Less than a year ago, I was offered the opportunity to join a mission-driven startup that had a goal of changing the food system by making local food more accessible. I mean… what the f*** that’s so cool?! You mean I could be paid a decent salary and still get to do really meaningful work? I could be a part of building something with the potential to literally change the way our country eats? Sign me the hell up!

This was a huge jump from my previous work at non-profits working as a Community Organizer on advocacy campaigns. Case in point, walking in on orientation on day one, being handed a brand new (still in the box) MacBook Air and also being told, oh yeah, you have unlimited PTO. 

But those perks came with challenges. What are you supposed to do with all of that PTO? There’s a team that supposedly works on a project but my team is being asked to help. When do I ask for a raise when that happens? How do you balance goals and metrics with the looming reality that the asks of our funders are unrealistic? Not to mention being part of a remote region which had it’s own challenges when it came to directives and growth.

If it sounds like a little bit of a mess, sure, you could say that. But each of those situations was something that as part of a small, intimate team, each individual person had to contribute to. These are facets of organizations that very few people at my stage in a professional career see or experience.

That, my friends, is professional growth at its finest.

And now you might be asking, “ok Breanne, that’s all great but now you don’t have a job. Startups sound really risky.”
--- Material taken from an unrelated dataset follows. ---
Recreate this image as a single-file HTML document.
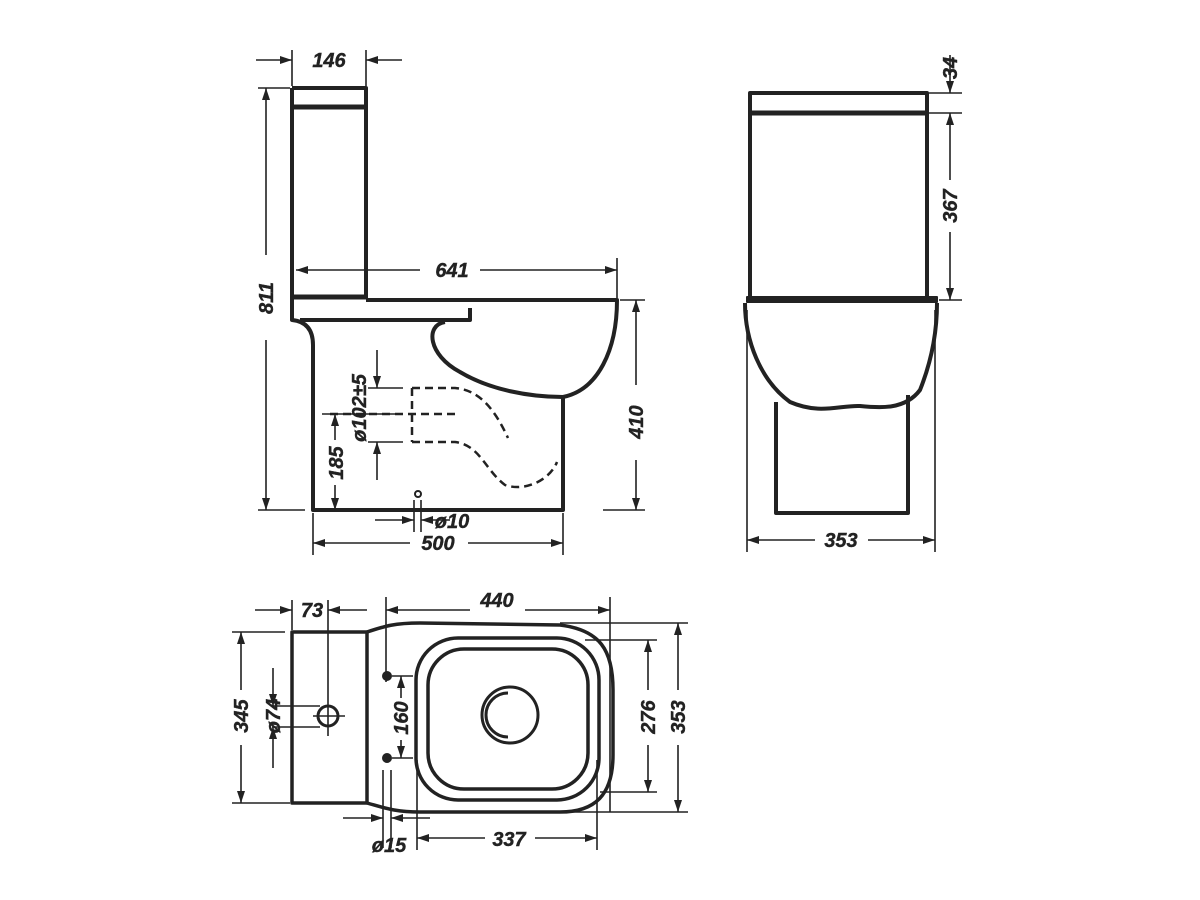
<!DOCTYPE html>
<html><head><meta charset="utf-8"><style>
html,body{margin:0;padding:0;background:#fff;}
svg{display:block}
text{font-family:"Liberation Sans",sans-serif;font-weight:bold;font-style:italic;font-size:20px;fill:#222;stroke:#222;stroke-width:0.4;}
</style></head><body>
<svg width="1200" height="900" viewBox="0 0 1200 900" xmlns="http://www.w3.org/2000/svg">
<defs>
<marker id="a" viewBox="0 0 12 8" refX="12" refY="4" markerWidth="12" markerHeight="8" markerUnits="userSpaceOnUse" orient="auto-start-reverse">
<path d="M0 0 L12 4 L0 8 Z" fill="#222"/></marker>
</defs>
<g fill="none" stroke="#222" stroke-linejoin="round">
<!-- SIDE VIEW -->
<g stroke-width="4">
<path d="M292 88 L366 88 L366 298"/>
<line x1="292" y1="107" x2="366" y2="107" stroke-width="5"/>
<line x1="292" y1="297" x2="366" y2="297" stroke-width="5"/>
<path d="M292 88 L292 320 Q313 322 313 345 L313 510 L563 510 L563 397"/>
<path d="M366 300 L617 300 C617 350 598 390 563 397"/>
<path d="M300 320 L470 320 L470 308"/>
<path d="M445 322 C425 325 428 355 460 372 C490 390 530 397 563 397"/>
</g>
<g stroke-width="2.5" stroke-dasharray="8,5">
<path d="M412 388 L412 442"/>
<path d="M412 388 L455 388 C480 390 495 410 508 438"/>
<path d="M412 442 L455 442 C480 445 485 470 505 485 C525 492 550 480 557 462"/>
<path d="M330 414 L460 414"/>
</g>
<circle cx="418" cy="494" r="3" stroke-width="2"/>
<g stroke-width="1.6">
<line x1="292" y1="50" x2="292" y2="86"/><line x1="366" y1="50" x2="366" y2="86"/>
<line x1="256" y1="60" x2="292" y2="60" marker-end="url(#a)"/>
<line x1="402" y1="60" x2="366" y2="60" marker-end="url(#a)"/>
<line x1="258" y1="88" x2="290" y2="88"/><line x1="258" y1="510" x2="305" y2="510"/>
<line x1="266" y1="255" x2="266" y2="88" marker-end="url(#a)"/>
<line x1="266" y1="340" x2="266" y2="510" marker-end="url(#a)"/>
<line x1="617" y1="258" x2="617" y2="298"/>
<line x1="420" y1="270" x2="296" y2="270" marker-end="url(#a)"/>
<line x1="480" y1="270" x2="617" y2="270" marker-end="url(#a)"/>
<line x1="620" y1="300" x2="645" y2="300"/><line x1="603" y1="510" x2="645" y2="510"/>
<line x1="636" y1="385" x2="636" y2="300" marker-end="url(#a)"/>
<line x1="636" y1="460" x2="636" y2="510" marker-end="url(#a)"/>
<line x1="368" y1="388" x2="403" y2="388"/><line x1="368" y1="442" x2="403" y2="442"/>
<line x1="377" y1="350" x2="377" y2="388" marker-end="url(#a)"/>
<line x1="377" y1="480" x2="377" y2="442" marker-end="url(#a)"/>
<line x1="322" y1="414" x2="400" y2="414"/>
<line x1="335" y1="440" x2="335" y2="414" marker-end="url(#a)"/>
<line x1="335" y1="485" x2="335" y2="510" marker-end="url(#a)"/>
<line x1="414" y1="500" x2="414" y2="532"/><line x1="421" y1="500" x2="421" y2="532"/>
<line x1="375" y1="520" x2="414" y2="520" marker-end="url(#a)"/>
<line x1="450" y1="520" x2="421" y2="520" marker-end="url(#a)"/>
<line x1="313" y1="513" x2="313" y2="555"/><line x1="563" y1="513" x2="563" y2="555"/>
<line x1="410" y1="543" x2="313" y2="543" marker-end="url(#a)"/>
<line x1="468" y1="543" x2="563" y2="543" marker-end="url(#a)"/>
</g>

<!-- FRONT VIEW -->
<g stroke-width="4">
<path d="M750 299 L750 93 L927 93 L927 299"/>
<line x1="750" y1="113" x2="927" y2="113" stroke-width="5"/>
<rect x="747" y="297" width="190" height="5" fill="#222" stroke-width="2"/>
<path d="M745 303 C745 340 760 380 790 402 C820 415 840 405 860 406 C880 408 905 410 920 390 C932 360 937 330 937 303"/>
<path d="M776 402 L776 513 L908 513 L908 395"/>
</g>
<g stroke-width="1.6">
<line x1="929" y1="93" x2="962" y2="93"/><line x1="929" y1="113" x2="962" y2="113"/><line x1="939" y1="300" x2="962" y2="300"/>
<line x1="950" y1="55" x2="950" y2="93" marker-end="url(#a)"/>
<line x1="950" y1="180" x2="950" y2="113" marker-end="url(#a)"/>
<line x1="950" y1="232" x2="950" y2="300" marker-end="url(#a)"/>
<line x1="747" y1="310" x2="747" y2="552"/><line x1="935" y1="310" x2="935" y2="552"/>
<line x1="815" y1="540" x2="747" y2="540" marker-end="url(#a)"/>
<line x1="868" y1="540" x2="935" y2="540" marker-end="url(#a)"/>
</g>

<!-- PLAN VIEW -->
<g stroke-width="3.5">
<rect x="292" y="632" width="75" height="171"/>
<path d="M367 632 C385 626 395 623 420 623 L560 625 C600 630 613 650 613 690 L613 755 C613 795 595 812 560 812 L420 812 C395 812 385 808 367 803"/>
<rect x="416" y="638" width="183" height="162" rx="42"/>
<rect x="428" y="649" width="160" height="140" rx="36"/>
<circle cx="510" cy="715" r="28" stroke-width="3"/>
<path d="M508 693 A21 21 0 1 0 508 737" stroke-width="3"/>
<circle cx="387" cy="676" r="4" fill="#222" stroke-width="2"/>
<circle cx="387" cy="758" r="4" fill="#222" stroke-width="2"/>
<circle cx="328" cy="716" r="10" stroke-width="3"/>
</g>
<g stroke-width="1.6">
<line x1="313" y1="716" x2="345" y2="716"/>
<line x1="292" y1="600" x2="292" y2="630"/><line x1="328" y1="600" x2="328" y2="736"/>
<line x1="255" y1="610" x2="292" y2="610" marker-end="url(#a)"/>
<line x1="367" y1="610" x2="328" y2="610" marker-end="url(#a)"/>
<line x1="386" y1="597" x2="386" y2="682"/><line x1="610" y1="597" x2="610" y2="812"/>
<line x1="470" y1="610" x2="386" y2="610" marker-end="url(#a)"/>
<line x1="525" y1="610" x2="610" y2="610" marker-end="url(#a)"/>
<line x1="232" y1="632" x2="285" y2="632"/><line x1="232" y1="803" x2="290" y2="803"/>
<line x1="241" y1="690" x2="241" y2="632" marker-end="url(#a)"/>
<line x1="241" y1="745" x2="241" y2="803" marker-end="url(#a)"/>
<line x1="272" y1="706" x2="320" y2="706"/><line x1="272" y1="727" x2="320" y2="727"/>
<line x1="273" y1="668" x2="273" y2="706" marker-end="url(#a)"/>
<line x1="273" y1="768" x2="273" y2="727" marker-end="url(#a)"/>
<line x1="392" y1="676" x2="413" y2="676"/><line x1="392" y1="758" x2="413" y2="758"/>
<line x1="401" y1="698" x2="401" y2="676" marker-end="url(#a)"/>
<line x1="401" y1="740" x2="401" y2="758" marker-end="url(#a)"/>
<line x1="585" y1="640" x2="657" y2="640"/><line x1="600" y1="792" x2="657" y2="792"/>
<line x1="648" y1="690" x2="648" y2="640" marker-end="url(#a)"/>
<line x1="648" y1="745" x2="648" y2="792" marker-end="url(#a)"/>
<line x1="560" y1="623" x2="688" y2="623"/><line x1="560" y1="812" x2="688" y2="812"/>
<line x1="678" y1="690" x2="678" y2="623" marker-end="url(#a)"/>
<line x1="678" y1="745" x2="678" y2="812" marker-end="url(#a)"/>
<line x1="383" y1="770" x2="383" y2="848"/><line x1="391" y1="770" x2="391" y2="848"/>
<line x1="343" y1="818" x2="383" y2="818" marker-end="url(#a)"/>
<line x1="430" y1="818" x2="391" y2="818" marker-end="url(#a)"/>
<line x1="417" y1="760" x2="417" y2="850"/><line x1="597" y1="760" x2="597" y2="850"/>
<line x1="485" y1="838" x2="417" y2="838" marker-end="url(#a)"/>
<line x1="535" y1="838" x2="597" y2="838" marker-end="url(#a)"/>
</g>
</g>

<text x="329" y="67" text-anchor="middle">146</text>
<text transform="translate(273,298) rotate(-90)" text-anchor="middle">811</text>
<text x="452" y="277" text-anchor="middle">641</text>
<text transform="translate(643,422) rotate(-90)" text-anchor="middle">410</text>
<text transform="translate(366,408) rotate(-90)" text-anchor="middle">ø102±5</text>
<text transform="translate(343,463) rotate(-90)" text-anchor="middle">185</text>
<text x="452" y="528" text-anchor="middle">ø10</text>
<text x="438" y="550" text-anchor="middle">500</text>
<text transform="translate(957,68) rotate(-90)" text-anchor="middle">34</text>
<text transform="translate(957,206) rotate(-90)" text-anchor="middle">367</text>
<text x="841" y="547" text-anchor="middle">353</text>
<text x="312" y="617" text-anchor="middle">73</text>
<text x="497" y="607" text-anchor="middle">440</text>
<text transform="translate(248,716) rotate(-90)" text-anchor="middle">345</text>
<text transform="translate(280,716) rotate(-90)" text-anchor="middle">ø74</text>
<text transform="translate(408,718) rotate(-90)" text-anchor="middle">160</text>
<text transform="translate(655,717) rotate(-90)" text-anchor="middle">276</text>
<text transform="translate(685,717) rotate(-90)" text-anchor="middle">353</text>
<text x="389" y="852" text-anchor="middle">ø15</text>
<text x="509" y="846" text-anchor="middle">337</text>
</svg>
</body></html>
They are. And I’m not sure I really understood to what extent until in the span of days it all disappeared. But looking back on the work I completed, I’m glad I took the risk to see first hand how my efforts had direct contributions. I have a feeling that at larger organizations, that’s really hard to say.

Also, the curse of being mission-driven was that our goal was huge. I remember meeting one of my clients for the first time and explaining our model to her and she was said, “That sounds too good to be true. Where’s the catch?” Through learning how to make local food more attainable, I definitely saw some ups and downs but consistently stood behind what we tried to create. The catch in this case of course was that changing the way people buy food is really hard. And as someone who began trying to do that with her university several years ago, my conversations with the general public were humbling. I can see and relay the struggles of our food-system from farmworker to our public health epidemic, but there are a lot of people who are not ready to change and the process of trying to make those purchases easier still has a long way to go.

Of course I’m a little nervous but mostly excited about what my next step will be. Again, being the youngest person in my office, I have a little bit of a different outlook than my colleagues who have families. Truly, the hardest thing about this situation is knowing that our Seattle Office had a ridiculously amazing culture and as my friend David said and I agree, I’m not sure we’ll ever find anything exactly like it. 

But that’s kind of the point. Growth isn’t taking one comfortable situation and trying to replicate it every opportunity you can. Growth isn’t walking into work every day and absolutely loving your job. Growth isn’t a 9-5, Monday-Friday gig.

Growth is doing everything necessary to try and make something really cool happen and when presented with an amazing (but terrifying!) opportunity to do just that, I really hope you do. Because even when things end in a screeching halt, fiery crashing doom, you’ll look back and see that even a month, two months, six months, made you a different professional than you ever were before and what you built, though fleeting, was incredibly beautiful.